Flow fast-tracks nationwide network upgrade as Melissa forces major rebuild
TELECOMS provider Flow is pushing ahead with a major network modernisation programme, fast-tracked by the damage from Hurricane Melissa and now extending into a nationwide overhaul. The upgrade includes new mobile sites, underground fibre routes and satellite-based redundancy systems. Flow has not disclosed the total cost of the rebuild, but a senior executive said it will exceed the company’s US$80-million insurance recovery.
As part of the expansion programme, Flow plans to add 100 new mobile sites over the coming months, increasing its network from 790 to about 890 sites, while ramping up efforts to move vulnerable fibre routes underground, particularly along the corridor between May Pen and Montego Bay.
“We started moving our most vulnerable transport routes underground, and that helped us particularly well during Melissa,” Price told Jamaica Observer in an interview Friday. “We will continue that process — it’s long and arduous because you have to cut roads and instal ducts — but it’s necessary.”
Flow’s subsea fibre ring, which circles the island, remained operational during the storm and supported national connectivity. Work is underway to restore equipment at the Black River landing site, a key node that suffered coastal damage and is expected back online “in about seven days”, Price said.
Restoration Progress
Price said restoration continues islandwide with mobile services recovering the fastest. The company has brought about 70 per cent of its mobile sites back online, returning traffic to roughly 95 per cent of pre-hurricane levels. Full mobile recovery is expected within days.
Fixed services remain more heavily disrupted. Although 80 per cent of fixed nodes are active, only about 59 per cent of broadband customers have been restored, due largely to damage along distribution routes. Flow is working through around 800 fibre breaks nationwide.
Western parishes remain the most severely affected. “Hanover is still 100 per cent down for fixed services — that’s a full rebuild,” Price told Sunday Finance. “St James is coming steadily as JPS restores power, and St Elizabeth is about 40 per cent back up.”
Flow has brought in restoration teams from Trinidad and St Lucia, along with contractors from Ericsson and Huawei, to accelerate the reinstatement of both mobile and fixed networks.
Dependence on JPS
The company’s pace of restoration continues to depend heavily on Jamaica Public Service (JPS), the national electricity utility, which must repair pole routes and restore power before Flow can rebuild its cable infrastructure.

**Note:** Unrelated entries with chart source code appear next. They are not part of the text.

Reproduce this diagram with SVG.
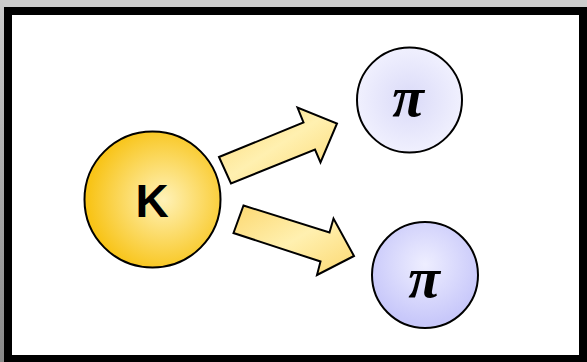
<svg xmlns="http://www.w3.org/2000/svg" width="587" height="362" viewBox="0 0 587 362">
<defs>
<style>
.ring{stroke:#000;stroke-width:2}
.arrow{stroke:#000;stroke-width:2;stroke-linejoin:miter;fill:url(#arrowGrad)}
.lblK{font-family:"Liberation Sans",Arial,sans-serif;font-weight:bold;font-size:46px;text-anchor:middle;fill:#000}
.lblPi{font-family:"Liberation Serif",serif;font-weight:bold;font-style:italic;font-size:58px;text-anchor:middle;fill:#000}
</style>
<linearGradient id="leftStrip" x1="0" y1="0" x2="0" y2="1">
<stop offset="0" stop-color="#cccccc"/>
<stop offset="1" stop-color="#888888"/>
</linearGradient>
<radialGradient id="gK" cx="0.58" cy="0.5" r="0.55">
<stop offset="0" stop-color="#fff2b8"/>
<stop offset="1" stop-color="#f8c418"/>
</radialGradient>
<radialGradient id="gPi1" cx="0.5" cy="0.5" r="0.5">
<stop offset="0" stop-color="#dadaf8"/>
<stop offset="1" stop-color="#f0f0fe"/>
</radialGradient>
<radialGradient id="gPi2" cx="0.5" cy="0.4" r="0.55">
<stop offset="0" stop-color="#eeeeff"/>
<stop offset="1" stop-color="#c8c8fa"/>
</radialGradient>
<linearGradient id="arrowGrad" x1="0" y1="0" x2="1" y2="1">
<stop offset="0" stop-color="#fcd870"/>
<stop offset="0.5" stop-color="#fff0b0"/>
<stop offset="1" stop-color="#fcd870"/>
</linearGradient>
</defs>
<rect x="0" y="0" width="587" height="362" fill="#cccccc"/>
<rect x="0" y="0" width="4" height="362" fill="url(#leftStrip)"/>
<rect x="4" y="7" width="583" height="355" fill="#000"/>
<rect x="12" y="15" width="567" height="340" fill="#fff"/>
<g id="connectors">
<polygon class="arrow" points="219,157 303.5,122.5 297.5,107.5 337,123.5 320.5,162.5 315,149.5 231,183.5"/>
<polygon class="arrow" points="243.5,205.5 329.5,232.5 333.5,218.5 354,256 317,275 320.5,261.5 233.5,233"/>
</g>
<g id="K">
<circle class="ring" cx="152.5" cy="199.5" r="68" fill="url(#gK)"/>
<text class="lblK" x="152" y="217">K</text>
</g>
<g id="pi1">
<circle class="ring" cx="409.5" cy="100" r="52.5" fill="url(#gPi1)"/>
<text class="lblPi" x="408" y="116">π</text>
</g>
<g id="pi2">
<circle class="ring" cx="425" cy="275" r="53" fill="url(#gPi2)"/>
<text class="lblPi" x="424" y="297">π</text>
</g>
</svg>
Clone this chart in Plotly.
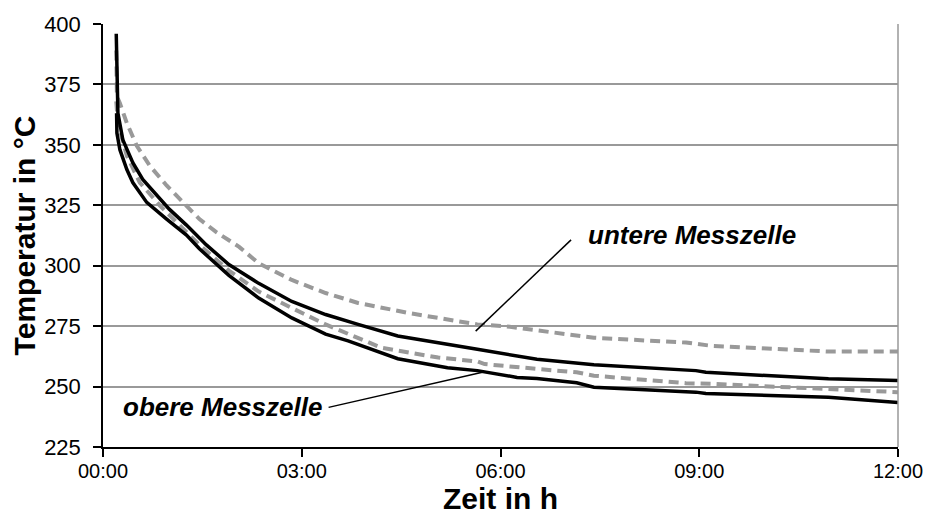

“Once they bring up the primary and secondary power lines, that’s when we can construct our cable routes again,” Price said. He added that repeated power-line burns, debris clearing and intermittent community clean-ups have damaged restored sections, delaying progress.
Flow has also encountered vandalism, including cable cuts, stolen diesel from tower sites and the removal of splicing trays. “That still continues, and it causes setbacks while we try to restore,” he said.
Satellite Technologies
Hurricane Melissa forced Flow to deploy satellite-backed solutions at scale, a strategy Price said will remain part of the company’s long-term resilience plan.
Flow’s emergency satellite-enabled messaging service, Flow Essential, powered by Starlink’s direct-to-cell technology, supported up to 200,000 users during the worst of the outage. “Even now, 40,000 to 50,000 customers still use it daily in areas yet to be fully restored,” Price said.
“Satellite backhaul will become a part of our arsenal moving forward. If our sites get cut off, we can fail over to Starlink backhaul,” he said. The company also used Starlink to help banks restore connectivity to automated banking machines and point-of-sale terminals.
Flow has expanded Voice-over-WiFi and VoLTE to half its mobile network and expects to shut down its 3G network next year. A new product, Flow Always On, launches in December to provide mobile-network back-up for home broadband users.
Financial and Economic Impact
Price said the outages have materially affected fixed-line revenue, with customers without service receiving monthly bill rebates. “By the end of this month, those billed for November who still don’t have service will be rebated,” he said.
However, Price did not quantify the expected rebuild cost or revenue loss, saying Flow is still evaluating the full financial impact.
He warned that broader economic conditions — including imported inflation, FX volatility, BPO downtime and tourism disruptions — could pressure customer spending. “Things are going to get a little more difficult before they get better,” he said. “Some hotels won’t reopen until late next year.”
Despite the disruption, mobile revenues remain robust. “Everybody has been trafficking for the most part,” Price said, noting Flow has gained new users during the recovery.
Humanitarian Efforts
Flow has delivered 2,000 family care packages to western parishes, reaching about 10,000 people, and deployed 70 buses equipped with charging stations. About 250 of the company’s 1,700 employees suffered home damage.
“Our employees are people too,” Price said. “Many were hit hard, but they are still out there working as essential workers to get the country reconnected.”
Price said mobile traffic is expected to exceed pre-Melissa levels shortly, while fixed-line restoration — especially in the west — will take months. “It will be a long, slow journey for the most disconnected areas,” he said.